Abstract

This chapter discusses the entry of China into the game of foreign finance in Africa in an international comparative perspective. We present an analysis of long-run changes in the allocation of Western aid both globally and in Africa, along with estimates of the global sectoral allocation of Chinese aid. A similar analysis is also applied to China’s foreign direct investment and international trade. While previous literature has predominantly attributed China’s economic embrace of Africa to domestic factors, we argue that the sectoral distribution of Beijing’s foreign aid—and partly foreign direct investment—is also affected by changes in the patterns of Western aid and investment flowing to the African continent. We provide quantitative evidence for long-run trends, switches and breaks in Western development assistance. China’s foreign aid typically flows into Africa’s physical infrastructure and productive sectors of agriculture and manufacturing, filling the vacuum which emerged when Western financial flows shifted to other activities, most notably capacity building and good governance reforms.
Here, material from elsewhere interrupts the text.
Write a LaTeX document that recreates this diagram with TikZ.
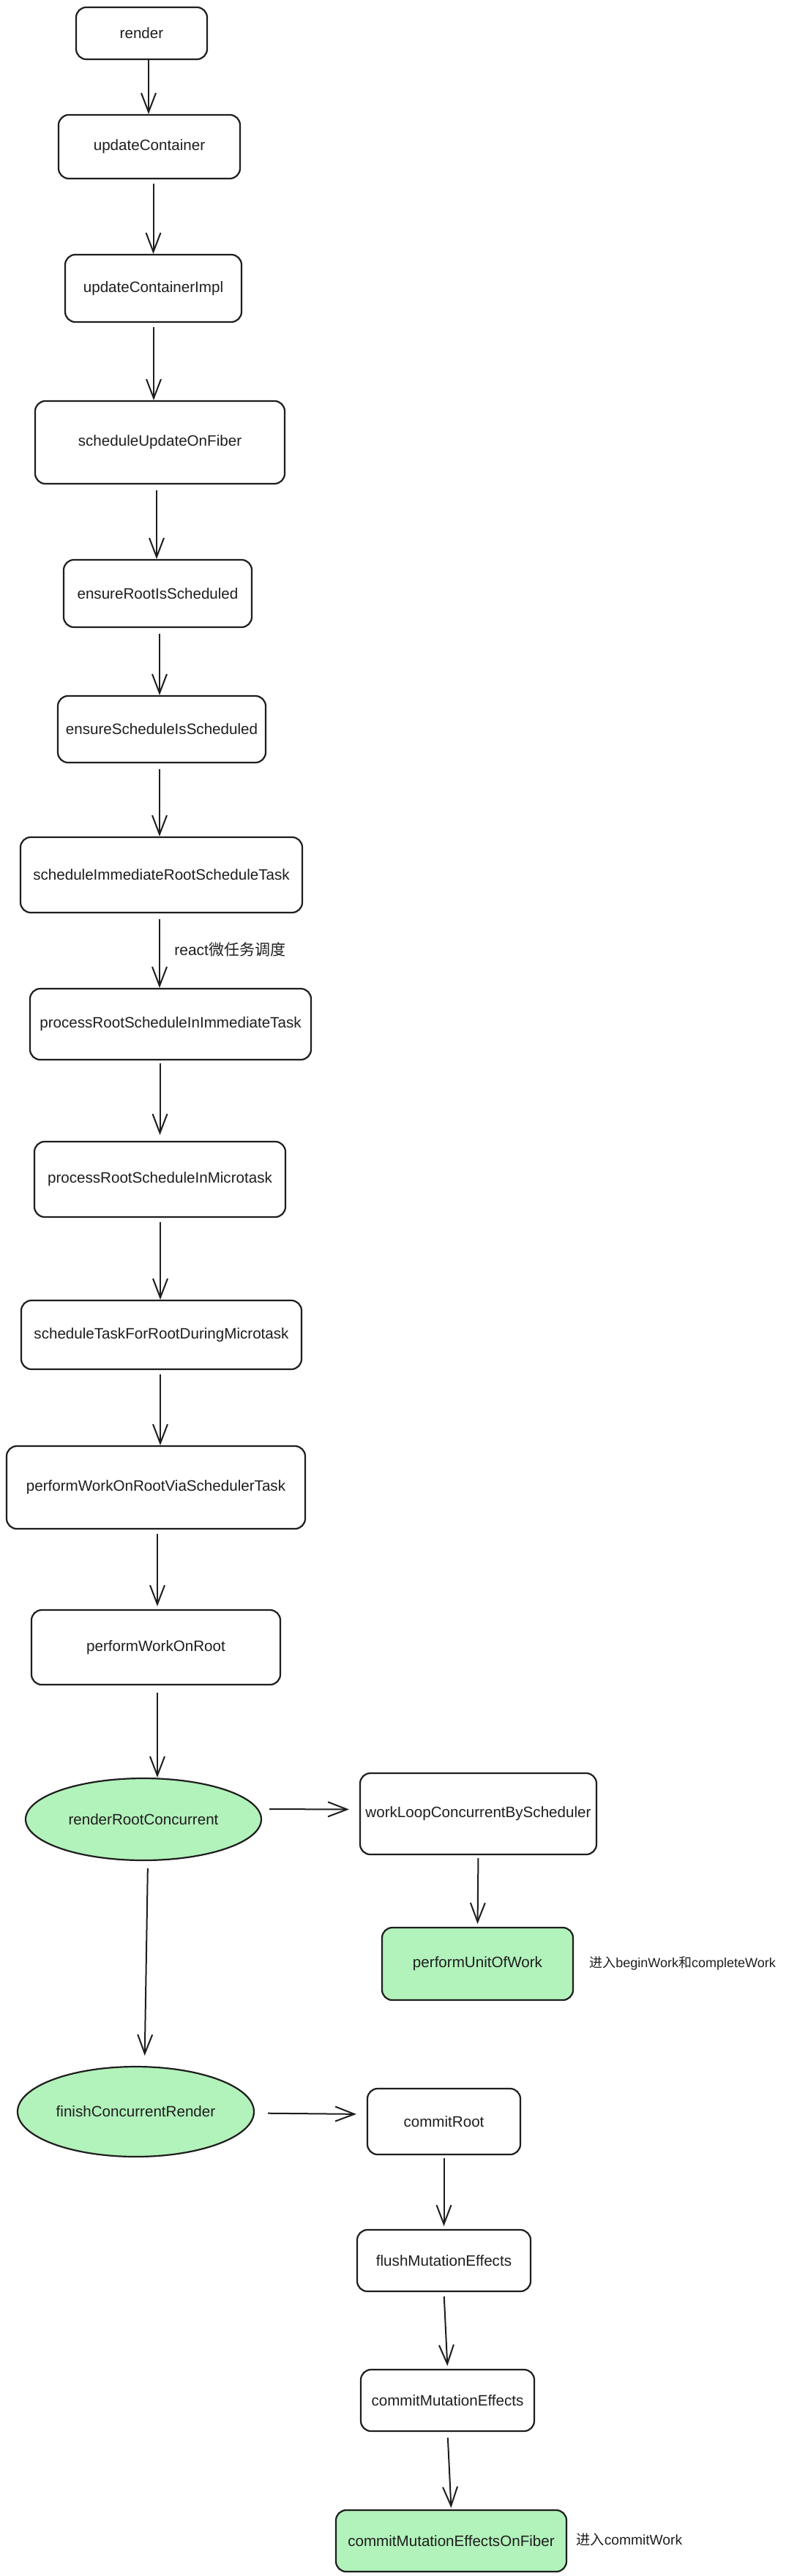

While the increasing trade relationships between China and Africa are often described as South–South trade, the pattern highly resembles the typical North–South trade patterns. Overall, this chapter shows that financial resources from both the traditional Western donors and emerging donors from the Global South such as China can help African recipient countries to achieve the Sustainable Development Goals. China’s development assistance in Africa may serve as a complement to the kinds of foreign aid provided by the traditional donor countries.